I visited my grandparents in Kansas two years ago, and one day I just needed to stretch my legs, so I took a walk down to the main street. I found a junk shop, and in addition to some vintage 80s era knock-off Strawberry Shortcake dolls (wish I had gotten those, too!) I found two ostrich eggs. I thought it was so random and funny that I bought one. And the whole plane ride home, I was nervous that it would get crushed, even though I had it in my carry-on. I shouldn't have worried. Apparently, ostrich eggs are fairly hardy, for eggs.
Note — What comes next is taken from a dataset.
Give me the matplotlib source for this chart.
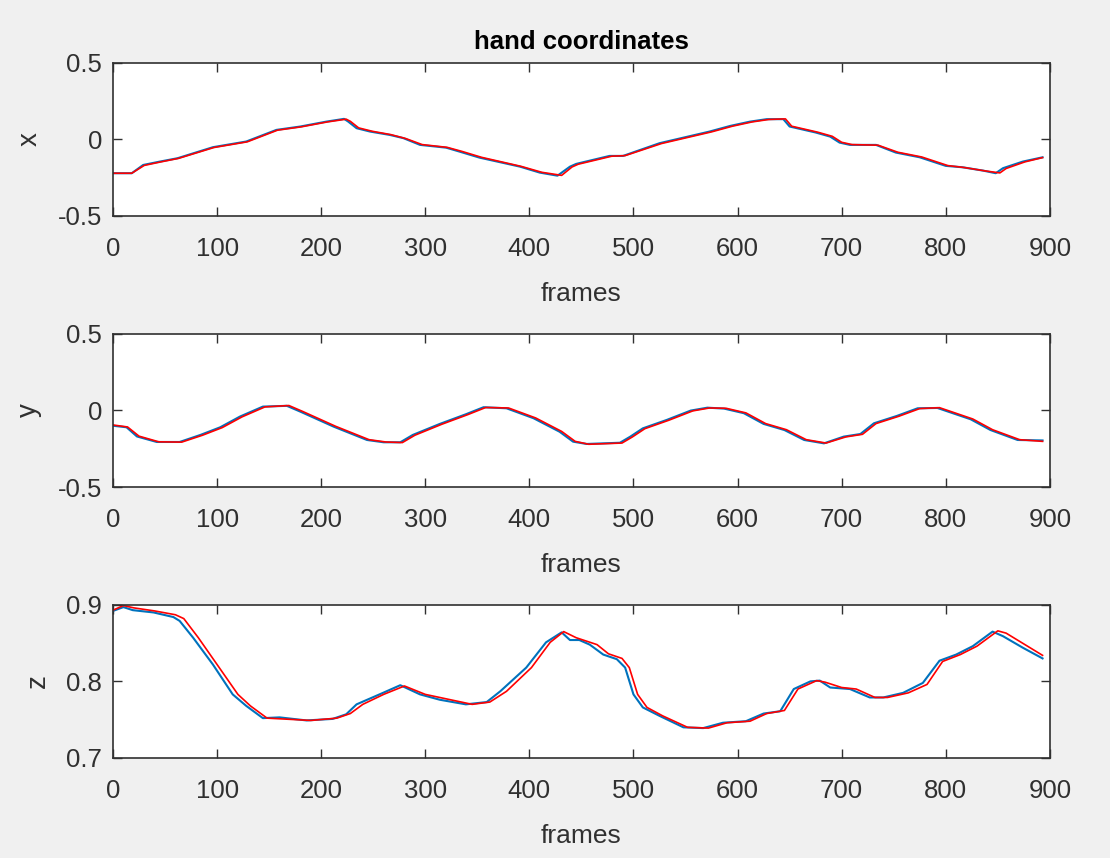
import matplotlib
matplotlib.use("Agg")
import matplotlib.pyplot as plt

# hand coordinates (frames / value)
x_frames_blue = [0, 18, 29, 45, 62, 96, 128, 157, 180, 205, 222, 226, 234, 247, 266, 279, 295,
                 320, 333, 352, 391, 410, 427, 439, 445, 477, 490, 525, 573, 593, 612, 628, 644,
                 650, 675, 689, 698, 708, 733, 752, 775, 800, 816, 836, 848, 855, 874, 893]
x_blue = [-0.221, -0.221, -0.167, -0.145, -0.123, -0.051, -0.014, 0.062, 0.084, 0.116, 0.134,
          0.116, 0.073, 0.051, 0.029, 0.008, -0.036, -0.054, -0.080, -0.119, -0.178, -0.217,
          -0.237, -0.178, -0.160, -0.108, -0.108, -0.025, 0.051, 0.088, 0.116, 0.132, 0.132,
          0.084, 0.045, 0.018, -0.021, -0.036, -0.036, -0.086, -0.117, -0.173, -0.182, -0.204,
          -0.221, -0.188, -0.145, -0.117]
x_frames_red = [0, 18, 30, 46, 63, 97, 129, 158, 181, 206, 224, 228, 236, 249, 267, 281, 297,
                321, 335, 354, 392, 412, 431, 441, 447, 479, 492, 527, 575, 595, 614, 630, 646,
                652, 677, 691, 700, 710, 735, 754, 777, 802, 818, 838, 852, 858, 876, 893]
x_red = [-0.221, -0.221, -0.170, -0.147, -0.124, -0.053, -0.016, 0.060, 0.082, 0.114, 0.132,
         0.118, 0.075, 0.053, 0.031, 0.006, -0.034, -0.052, -0.078, -0.117, -0.176, -0.215,
         -0.235, -0.180, -0.162, -0.110, -0.106, -0.027, 0.049, 0.086, 0.114, 0.130, 0.134,
         0.086, 0.047, 0.020, -0.019, -0.034, -0.038, -0.084, -0.115, -0.171, -0.184, -0.206,
         -0.219, -0.190, -0.147, -0.119]

y_frames_blue = [0, 13, 23, 42, 64, 84, 103, 122, 144, 167, 180, 212, 244, 260, 276, 288, 314,
                 339, 356, 378, 404, 429, 442, 455, 487, 497, 509, 532, 555, 571, 587, 606, 625,
                 645, 664, 683, 702, 718, 731, 753, 773, 792, 805, 824, 843, 869, 893]
y_blue = [-0.100, -0.110, -0.170, -0.206, -0.206, -0.160, -0.110, -0.040, 0.025, 0.030, -0.008,
          -0.106, -0.193, -0.208, -0.208, -0.160, -0.088, -0.025, 0.021, 0.014, -0.051, -0.139,
          -0.204, -0.219, -0.211, -0.171, -0.117, -0.062, -0.001, 0.018, 0.012, -0.018, -0.088,
          -0.128, -0.193, -0.215, -0.171, -0.154, -0.084, -0.036, 0.014, 0.016, -0.014, -0.058,
          -0.128, -0.193, -0.196]
y_frames_red = [0, 14, 25, 44, 66, 86, 105, 124, 146, 169, 182, 214, 246, 262, 278, 290, 316,
                341, 358, 380, 406, 431, 444, 457, 489, 499, 511, 534, 557, 573, 589, 608, 627,
                647, 666, 685, 704, 720, 733, 755, 775, 794, 807, 826, 845, 871, 893]
y_red = [-0.095, -0.108, -0.168, -0.205, -0.207, -0.162, -0.112, -0.042, 0.023, 0.032, -0.006,
         -0.104, -0.191, -0.206, -0.210, -0.162, -0.090, -0.027, 0.019, 0.016, -0.049, -0.137,
         -0.202, -0.221, -0.213, -0.173, -0.119, -0.064, -0.003, 0.016, 0.014, -0.016, -0.086,
         -0.126, -0.191, -0.213, -0.173, -0.156, -0.086, -0.038, 0.012, 0.018, -0.012, -0.056,
         -0.126, -0.191, -0.202]

z_frames_blue = [0, 10, 19, 39, 58, 64, 77, 96, 115, 128, 144, 160, 186, 211, 224, 234, 256,
                 276, 295, 314, 339, 359, 372, 397, 416, 431, 439, 448, 458, 471, 484, 492, 500,
                 509, 525, 548, 567, 586, 608, 625, 641, 654, 670, 679, 689, 708, 727, 740, 759,
                 778, 794, 810, 826, 845, 855, 874, 893]
z_blue = [0.892, 0.897, 0.893, 0.890, 0.884, 0.879, 0.857, 0.822, 0.783, 0.768, 0.752, 0.753,
          0.749, 0.751, 0.757, 0.770, 0.783, 0.795, 0.783, 0.776, 0.770, 0.773, 0.787, 0.818,
          0.851, 0.864, 0.854, 0.854, 0.848, 0.835, 0.829, 0.818, 0.783, 0.766, 0.755, 0.740,
          0.739, 0.746, 0.748, 0.758, 0.761, 0.790, 0.800, 0.801, 0.792, 0.790, 0.779, 0.779,
          0.785, 0.798, 0.827, 0.835, 0.846, 0.865, 0.859, 0.844, 0.830]
z_frames_red = [0, 10, 20, 40, 60, 68, 82, 100, 120, 132, 148, 190, 215, 228, 240, 260, 280,
                300, 345, 362, 378, 402, 420, 433, 445, 465, 476, 489, 496, 504, 513, 528, 552,
                572, 590, 612, 628, 645, 658, 676, 684, 700, 714, 732, 744, 764, 782, 797, 814,
                830, 850, 858, 893]
z_red = [0.893, 0.899, 0.896, 0.892, 0.887, 0.882, 0.857, 0.822, 0.783, 0.768, 0.752, 0.749,
         0.752, 0.758, 0.770, 0.783, 0.794, 0.783, 0.770, 0.773, 0.787, 0.818, 0.851, 0.865,
         0.857, 0.848, 0.836, 0.830, 0.818, 0.783, 0.766, 0.755, 0.740, 0.739, 0.746, 0.748,
         0.758, 0.762, 0.790, 0.801, 0.799, 0.792, 0.790, 0.779, 0.779, 0.785, 0.796, 0.826,
         0.835, 0.846, 0.866, 0.863, 0.834]

panels = [
    ("x", x_frames_blue, x_blue, x_frames_red, x_red, (-0.5, 0.5), [-0.5, 0, 0.5], ["-0.5", "0", "0.5"]),
    ("y", y_frames_blue, y_blue, y_frames_red, y_red, (-0.5, 0.5), [-0.5, 0, 0.5], ["-0.5", "0", "0.5"]),
    ("z", z_frames_blue, z_blue, z_frames_red, z_red, (0.7, 0.9), [0.7, 0.8, 0.9], ["0.7", "0.8", "0.9"]),
]
x_ticks = [0, 100, 200, 300, 400, 500, 600, 700, 800, 900]

plt.rcParams['font.family'] = ['Liberation Sans', 'DejaVu Sans']
txt = '#303030'

fig = plt.figure(figsize=(11.1, 8.58), dpi=100, facecolor='#f0f0f0')
bottoms = [0.7483, 0.4324, 0.1166]
for (lab, fb, vb, fr, vr, ylim, yt, ytl), b in zip(panels, bottoms):
    ax = fig.add_axes([0.1018, b, 0.844, 0.1785])
    ax.plot(fb, vb, color='#0072BD', lw=1.5)
    ax.plot(fr, vr, color='#FF0000', lw=1.2)
    ax.set_xlim(0, 900)
    ax.set_ylim(*ylim)
    ax.set_xticks(x_ticks)
    ax.set_yticks(yt)
    ax.set_yticklabels(ytl)
    ax.tick_params(direction='in', length=6.5, width=1.0, colors=txt, labelsize=18.5,
                   top=True, right=True)
    ax.tick_params(axis='x', pad=15)
    ax.tick_params(axis='y', pad=8)
    for s in ax.spines.values():
        s.set_color(txt)
        s.set_linewidth(1.2)
    ax.set_xlabel('frames', fontsize=19, color=txt, labelpad=15)
    ax.set_ylabel(lab, fontsize=20, color=txt, labelpad=11)
    if lab == 'x':
        ax.set_title('hand coordinates', fontsize=18.5, fontweight='bold', color='black', pad=10)

fig.savefig('out.png', dpi=100, facecolor=fig.get_facecolor())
I have it on display in my curiosity cabinet, next to some porcupine quills and a fairy I sculpted out of clay in 1998.

Monday, March 8, 2010


Weird looking bird, little v-shaped crowns, bright red bodies and striped wings. On any other type of creature (insect, amphibian, or plant) such bold colors would say "Eating me will make you sick, for I am poison." But I don't think it works like that for birds. For birds, it says, "Hey, ladies..."

Northern Mockingbird

So here's a question: If mockingbirds imitate other bird calls... then what do their own calls sound like? Or do they just not have a language of their own?

Good wings, but the tail is hard to see. He looks more like a ghost of a bird.

Snowy Owl

I'm proud of this little guy. Like the snowy egret, I created this bird by using white chalk on a black charcoal background. But I'm more proud of his eyes than his feathers.

Isn't he charming?

Owls always make me think of the "give a hoot, don't pollute" slogan. But this guy has a far more inquisitive look on his face. He might be saying something like, "Were you going to eat that mouse?"

California Condor

What a beautiful hideous bird. Who knew that such lovely colors as purple, red and orange could look so ugly if you just paint them next to each other and throw in lots of skin wrinkles?

The California Condor is an amazing bird, with a six foot wing span. Endangered for many years, this species is one of our state's conservation success stories. Thanks to hard work of scientists and naturalists across the state, the condors numbers are up. Yay, more ugly birds to eat carcasses!